## [Data entries]
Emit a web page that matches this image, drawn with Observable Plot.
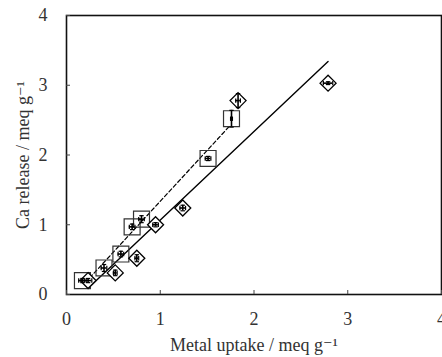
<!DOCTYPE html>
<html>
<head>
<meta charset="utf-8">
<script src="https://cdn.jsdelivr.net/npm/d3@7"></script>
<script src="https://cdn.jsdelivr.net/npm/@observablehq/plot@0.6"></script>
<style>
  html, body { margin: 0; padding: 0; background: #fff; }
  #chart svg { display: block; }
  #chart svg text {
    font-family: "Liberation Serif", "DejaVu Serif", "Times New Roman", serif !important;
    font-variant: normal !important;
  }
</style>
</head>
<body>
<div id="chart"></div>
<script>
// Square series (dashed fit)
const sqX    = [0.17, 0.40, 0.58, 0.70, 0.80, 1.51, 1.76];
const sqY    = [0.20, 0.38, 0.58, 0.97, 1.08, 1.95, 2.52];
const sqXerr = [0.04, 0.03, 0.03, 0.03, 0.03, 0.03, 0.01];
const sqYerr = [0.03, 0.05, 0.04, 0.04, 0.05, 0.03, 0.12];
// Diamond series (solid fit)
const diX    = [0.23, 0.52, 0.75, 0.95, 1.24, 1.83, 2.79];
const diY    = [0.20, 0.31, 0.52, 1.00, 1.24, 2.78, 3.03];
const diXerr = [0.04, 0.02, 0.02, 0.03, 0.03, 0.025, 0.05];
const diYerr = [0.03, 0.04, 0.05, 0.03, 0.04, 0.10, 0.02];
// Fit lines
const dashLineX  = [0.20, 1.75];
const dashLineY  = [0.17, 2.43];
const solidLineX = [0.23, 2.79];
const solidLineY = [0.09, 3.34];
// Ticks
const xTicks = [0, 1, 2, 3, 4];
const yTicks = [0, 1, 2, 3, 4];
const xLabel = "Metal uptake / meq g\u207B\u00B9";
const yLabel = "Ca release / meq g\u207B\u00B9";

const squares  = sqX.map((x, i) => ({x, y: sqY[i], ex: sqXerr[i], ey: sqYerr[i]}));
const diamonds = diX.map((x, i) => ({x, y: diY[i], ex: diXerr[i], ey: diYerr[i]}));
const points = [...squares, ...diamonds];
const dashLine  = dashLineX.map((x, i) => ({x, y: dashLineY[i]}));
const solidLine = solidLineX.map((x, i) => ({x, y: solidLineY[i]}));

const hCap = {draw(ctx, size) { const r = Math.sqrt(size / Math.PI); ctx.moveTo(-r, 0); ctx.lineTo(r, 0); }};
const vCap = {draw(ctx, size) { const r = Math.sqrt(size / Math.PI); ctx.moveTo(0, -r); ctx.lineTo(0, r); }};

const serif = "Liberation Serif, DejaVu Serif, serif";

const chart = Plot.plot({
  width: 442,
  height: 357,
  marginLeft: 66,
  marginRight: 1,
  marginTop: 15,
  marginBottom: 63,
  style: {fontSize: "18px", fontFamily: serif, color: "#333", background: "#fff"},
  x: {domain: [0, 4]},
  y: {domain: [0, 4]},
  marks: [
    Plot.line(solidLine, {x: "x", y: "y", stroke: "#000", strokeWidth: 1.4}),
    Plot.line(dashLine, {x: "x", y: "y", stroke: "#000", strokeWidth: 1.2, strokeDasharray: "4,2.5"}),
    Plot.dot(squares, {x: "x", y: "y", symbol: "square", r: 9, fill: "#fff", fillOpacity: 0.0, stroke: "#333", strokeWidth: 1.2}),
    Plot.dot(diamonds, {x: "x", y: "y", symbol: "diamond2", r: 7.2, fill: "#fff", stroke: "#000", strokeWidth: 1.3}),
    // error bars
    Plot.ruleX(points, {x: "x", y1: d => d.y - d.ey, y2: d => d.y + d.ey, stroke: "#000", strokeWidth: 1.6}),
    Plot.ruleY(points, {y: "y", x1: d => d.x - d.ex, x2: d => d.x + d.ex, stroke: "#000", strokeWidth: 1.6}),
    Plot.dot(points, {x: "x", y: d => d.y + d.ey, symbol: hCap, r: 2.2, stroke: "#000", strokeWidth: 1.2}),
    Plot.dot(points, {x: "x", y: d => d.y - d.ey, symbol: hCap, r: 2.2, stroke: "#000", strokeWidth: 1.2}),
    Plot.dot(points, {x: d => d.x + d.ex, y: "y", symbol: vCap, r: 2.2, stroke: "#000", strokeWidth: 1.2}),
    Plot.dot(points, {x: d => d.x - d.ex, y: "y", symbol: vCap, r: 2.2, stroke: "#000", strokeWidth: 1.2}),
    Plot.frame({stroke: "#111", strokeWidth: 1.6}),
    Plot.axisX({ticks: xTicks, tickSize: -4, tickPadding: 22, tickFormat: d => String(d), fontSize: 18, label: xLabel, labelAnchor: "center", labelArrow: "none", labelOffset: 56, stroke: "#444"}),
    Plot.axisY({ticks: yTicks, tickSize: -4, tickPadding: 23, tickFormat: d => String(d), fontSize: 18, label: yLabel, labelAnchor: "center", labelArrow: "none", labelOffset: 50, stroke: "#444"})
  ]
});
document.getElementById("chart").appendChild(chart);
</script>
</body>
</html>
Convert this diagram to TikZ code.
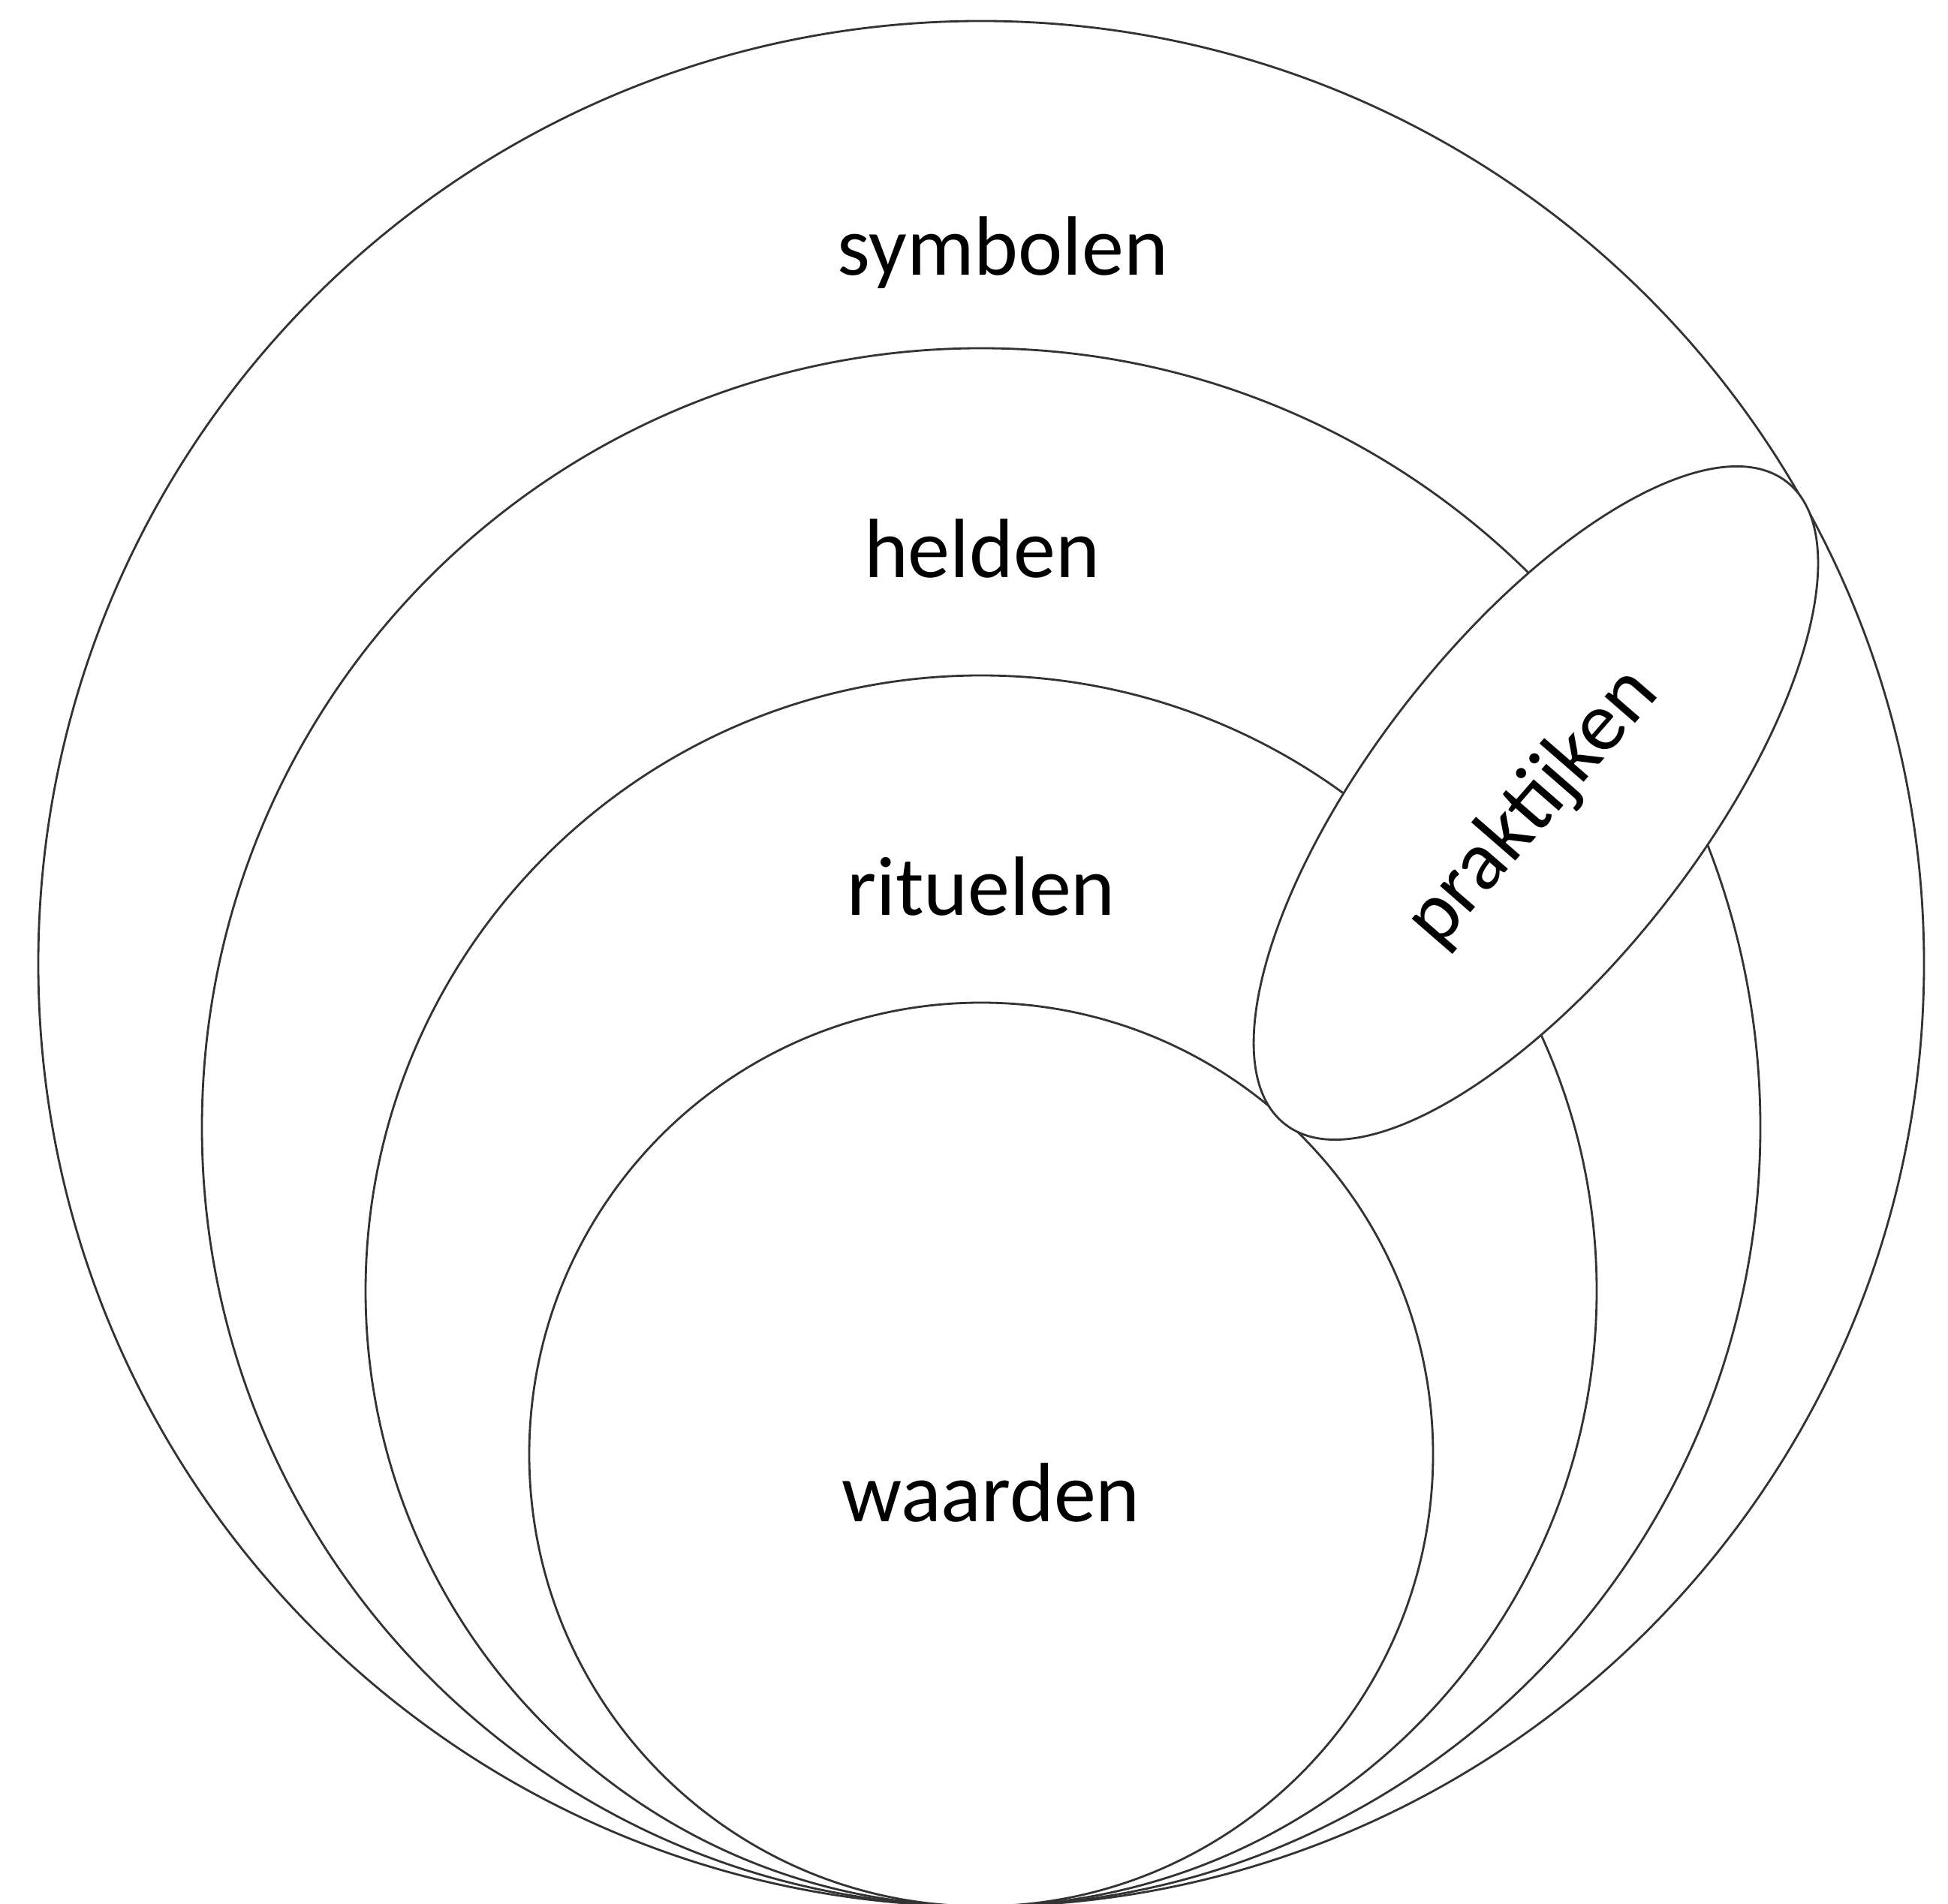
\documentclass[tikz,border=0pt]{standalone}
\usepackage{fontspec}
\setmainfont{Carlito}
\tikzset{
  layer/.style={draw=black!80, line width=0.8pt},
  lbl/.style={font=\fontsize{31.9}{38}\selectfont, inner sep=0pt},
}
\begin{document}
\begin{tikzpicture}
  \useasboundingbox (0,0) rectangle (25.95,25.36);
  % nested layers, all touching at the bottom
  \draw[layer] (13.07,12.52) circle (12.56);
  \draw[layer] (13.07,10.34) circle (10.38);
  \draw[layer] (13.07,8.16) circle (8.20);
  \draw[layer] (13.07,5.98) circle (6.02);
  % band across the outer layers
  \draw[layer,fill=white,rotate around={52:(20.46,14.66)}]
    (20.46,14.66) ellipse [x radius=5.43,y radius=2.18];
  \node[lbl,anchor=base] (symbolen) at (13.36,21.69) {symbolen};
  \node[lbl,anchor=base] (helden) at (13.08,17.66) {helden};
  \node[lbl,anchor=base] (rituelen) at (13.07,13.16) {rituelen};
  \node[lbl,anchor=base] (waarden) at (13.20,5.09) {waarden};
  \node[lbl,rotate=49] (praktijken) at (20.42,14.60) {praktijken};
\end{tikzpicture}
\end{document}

## [Prompt]
Copy each line of the data above that holds "this".

## [Expected answer]
Emit a web page that matches this image, drawn with Observable Plot.
Convert this diagram to TikZ code.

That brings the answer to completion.